Leave out the pictures and repeat exactly the lines between the one containing "Write the React, TypeScript" and the one containing "const endValue = levels[levels.length", inclusive.

_Records shown_.
# # # # #

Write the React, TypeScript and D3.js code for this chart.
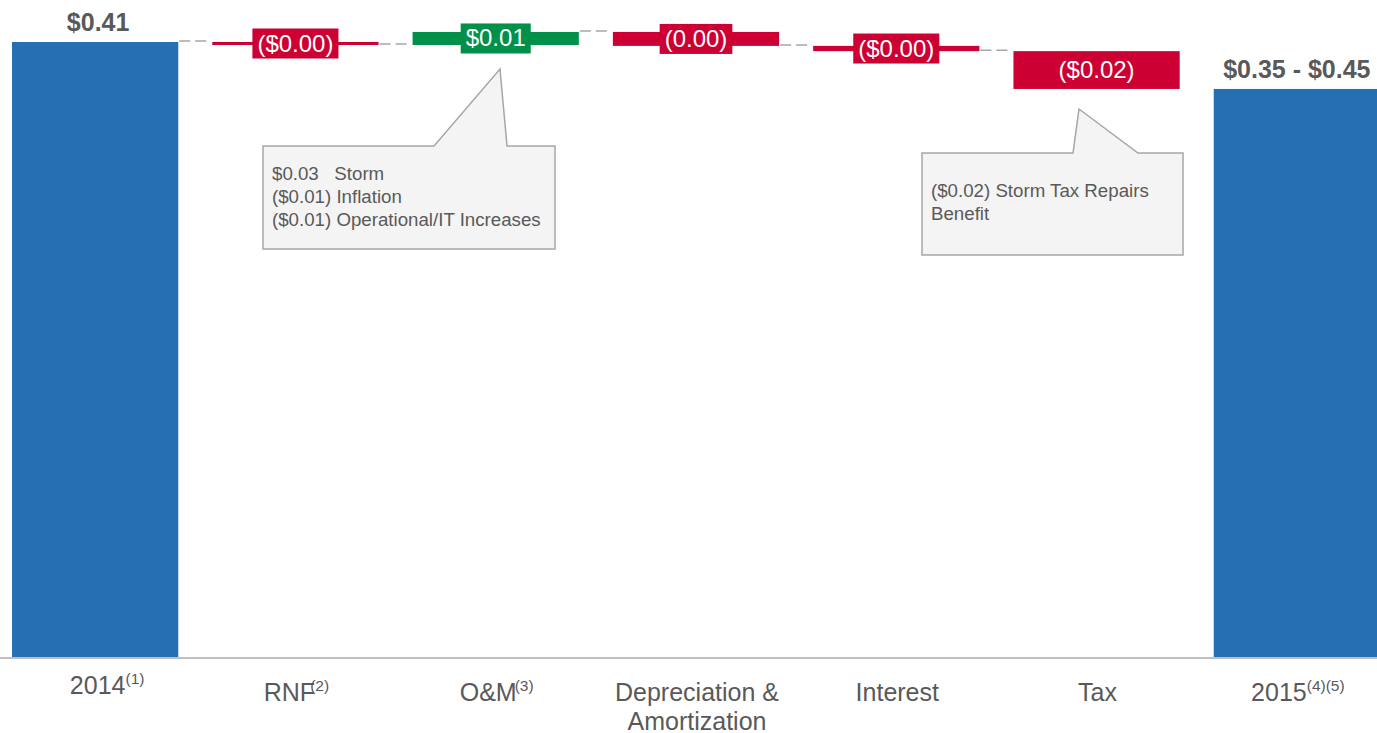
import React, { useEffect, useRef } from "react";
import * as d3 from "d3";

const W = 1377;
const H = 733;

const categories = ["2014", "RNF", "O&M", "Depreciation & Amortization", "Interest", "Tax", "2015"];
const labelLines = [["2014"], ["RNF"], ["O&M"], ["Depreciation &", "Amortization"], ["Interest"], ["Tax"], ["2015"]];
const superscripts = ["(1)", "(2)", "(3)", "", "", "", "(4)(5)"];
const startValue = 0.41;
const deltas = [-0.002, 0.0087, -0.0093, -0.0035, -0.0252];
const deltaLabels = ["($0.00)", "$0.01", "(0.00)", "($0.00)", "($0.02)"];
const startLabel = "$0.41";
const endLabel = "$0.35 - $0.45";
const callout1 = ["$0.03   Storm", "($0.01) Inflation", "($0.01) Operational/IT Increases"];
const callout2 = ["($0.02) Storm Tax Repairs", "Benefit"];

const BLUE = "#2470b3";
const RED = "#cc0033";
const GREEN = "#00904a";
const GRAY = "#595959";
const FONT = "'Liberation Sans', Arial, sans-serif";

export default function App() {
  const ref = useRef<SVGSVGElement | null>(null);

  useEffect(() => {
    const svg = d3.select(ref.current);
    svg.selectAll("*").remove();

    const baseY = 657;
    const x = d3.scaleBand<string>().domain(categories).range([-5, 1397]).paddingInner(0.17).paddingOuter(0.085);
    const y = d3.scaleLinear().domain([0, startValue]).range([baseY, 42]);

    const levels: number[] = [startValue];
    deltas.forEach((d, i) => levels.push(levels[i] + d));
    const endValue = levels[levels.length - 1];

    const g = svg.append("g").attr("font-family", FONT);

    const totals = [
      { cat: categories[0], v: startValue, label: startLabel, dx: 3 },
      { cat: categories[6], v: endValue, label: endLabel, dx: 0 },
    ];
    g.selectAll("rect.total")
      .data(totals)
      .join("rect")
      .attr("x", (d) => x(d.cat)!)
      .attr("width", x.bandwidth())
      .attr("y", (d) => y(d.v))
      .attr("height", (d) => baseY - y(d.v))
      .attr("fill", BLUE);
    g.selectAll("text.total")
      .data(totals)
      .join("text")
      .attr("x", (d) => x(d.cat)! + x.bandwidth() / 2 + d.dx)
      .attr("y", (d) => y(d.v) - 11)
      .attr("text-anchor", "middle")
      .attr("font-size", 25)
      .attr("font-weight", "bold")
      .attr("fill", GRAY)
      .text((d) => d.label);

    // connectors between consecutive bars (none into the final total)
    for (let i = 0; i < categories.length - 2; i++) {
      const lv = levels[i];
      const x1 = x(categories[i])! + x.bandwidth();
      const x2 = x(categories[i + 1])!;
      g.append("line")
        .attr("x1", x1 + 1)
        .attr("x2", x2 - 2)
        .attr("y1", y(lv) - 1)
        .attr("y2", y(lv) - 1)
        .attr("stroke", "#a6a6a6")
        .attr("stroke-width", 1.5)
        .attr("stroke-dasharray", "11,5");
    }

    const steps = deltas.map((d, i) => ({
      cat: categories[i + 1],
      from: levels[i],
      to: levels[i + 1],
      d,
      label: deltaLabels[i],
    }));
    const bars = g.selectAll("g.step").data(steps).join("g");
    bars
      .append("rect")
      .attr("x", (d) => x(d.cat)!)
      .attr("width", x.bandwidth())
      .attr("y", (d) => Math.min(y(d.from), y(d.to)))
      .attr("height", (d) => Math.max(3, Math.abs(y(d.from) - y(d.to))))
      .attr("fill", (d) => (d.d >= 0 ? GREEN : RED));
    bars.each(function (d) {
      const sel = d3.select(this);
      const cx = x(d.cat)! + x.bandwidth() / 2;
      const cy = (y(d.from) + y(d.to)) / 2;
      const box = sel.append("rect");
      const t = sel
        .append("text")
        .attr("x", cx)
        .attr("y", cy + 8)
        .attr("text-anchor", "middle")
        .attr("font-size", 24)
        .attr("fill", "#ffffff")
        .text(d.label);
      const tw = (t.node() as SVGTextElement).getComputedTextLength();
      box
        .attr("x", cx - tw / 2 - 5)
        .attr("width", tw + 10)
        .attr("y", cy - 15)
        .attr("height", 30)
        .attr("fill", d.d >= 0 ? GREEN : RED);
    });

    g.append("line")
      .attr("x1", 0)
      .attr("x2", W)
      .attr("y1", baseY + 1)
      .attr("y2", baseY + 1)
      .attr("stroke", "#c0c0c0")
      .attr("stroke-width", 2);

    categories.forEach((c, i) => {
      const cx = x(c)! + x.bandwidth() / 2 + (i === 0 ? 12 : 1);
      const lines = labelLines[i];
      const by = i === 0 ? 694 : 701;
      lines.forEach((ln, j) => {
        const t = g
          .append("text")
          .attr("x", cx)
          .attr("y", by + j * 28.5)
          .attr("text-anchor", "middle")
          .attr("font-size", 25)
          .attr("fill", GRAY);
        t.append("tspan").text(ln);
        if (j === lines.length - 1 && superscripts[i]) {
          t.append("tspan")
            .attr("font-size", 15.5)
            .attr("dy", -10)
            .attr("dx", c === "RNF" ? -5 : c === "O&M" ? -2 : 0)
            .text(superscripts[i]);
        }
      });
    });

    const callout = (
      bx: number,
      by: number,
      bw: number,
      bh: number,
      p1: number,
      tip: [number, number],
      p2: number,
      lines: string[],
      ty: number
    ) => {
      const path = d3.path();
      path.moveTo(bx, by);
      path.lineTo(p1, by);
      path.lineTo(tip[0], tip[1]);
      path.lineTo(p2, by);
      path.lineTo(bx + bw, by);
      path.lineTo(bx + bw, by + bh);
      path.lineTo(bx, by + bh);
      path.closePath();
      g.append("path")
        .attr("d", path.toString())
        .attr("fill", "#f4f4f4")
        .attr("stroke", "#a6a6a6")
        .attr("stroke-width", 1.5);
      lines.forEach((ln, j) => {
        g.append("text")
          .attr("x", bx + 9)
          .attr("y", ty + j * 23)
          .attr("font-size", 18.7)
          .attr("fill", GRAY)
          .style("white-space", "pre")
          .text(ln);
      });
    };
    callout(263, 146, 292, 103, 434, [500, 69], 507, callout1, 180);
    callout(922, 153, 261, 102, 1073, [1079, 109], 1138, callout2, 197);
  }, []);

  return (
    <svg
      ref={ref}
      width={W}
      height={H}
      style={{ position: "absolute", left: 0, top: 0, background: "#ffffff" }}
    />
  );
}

# # # # #

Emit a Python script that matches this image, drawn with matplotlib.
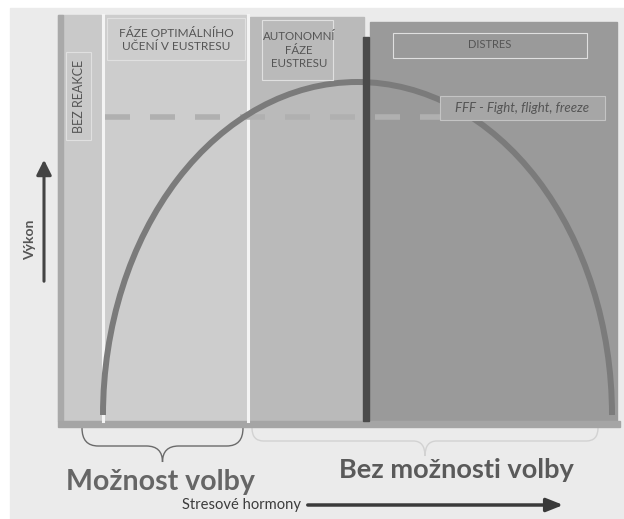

# # # # #

_Full solution_.
Write the React, TypeScript and D3.js code for this chart.
import React, { useEffect, useRef } from "react";
import * as d3 from "d3";

const W = 1377;
const H = 733;

const categories = ["2014", "RNF", "O&M", "Depreciation & Amortization", "Interest", "Tax", "2015"];
const labelLines = [["2014"], ["RNF"], ["O&M"], ["Depreciation &", "Amortization"], ["Interest"], ["Tax"], ["2015"]];
const superscripts = ["(1)", "(2)", "(3)", "", "", "", "(4)(5)"];
const startValue = 0.41;
const deltas = [-0.002, 0.0087, -0.0093, -0.0035, -0.0252];
const deltaLabels = ["($0.00)", "$0.01", "(0.00)", "($0.00)", "($0.02)"];
const startLabel = "$0.41";
const endLabel = "$0.35 - $0.45";
const callout1 = ["$0.03   Storm", "($0.01) Inflation", "($0.01) Operational/IT Increases"];
const callout2 = ["($0.02) Storm Tax Repairs", "Benefit"];

const BLUE = "#2470b3";
const RED = "#cc0033";
const GREEN = "#00904a";
const GRAY = "#595959";
const FONT = "'Liberation Sans', Arial, sans-serif";

export default function App() {
  const ref = useRef<SVGSVGElement | null>(null);

  useEffect(() => {
    const svg = d3.select(ref.current);
    svg.selectAll("*").remove();

    const baseY = 657;
    const x = d3.scaleBand<string>().domain(categories).range([-5, 1397]).paddingInner(0.17).paddingOuter(0.085);
    const y = d3.scaleLinear().domain([0, startValue]).range([baseY, 42]);

    const levels: number[] = [startValue];
    deltas.forEach((d, i) => levels.push(levels[i] + d));
    const endValue = levels[levels.length - 1];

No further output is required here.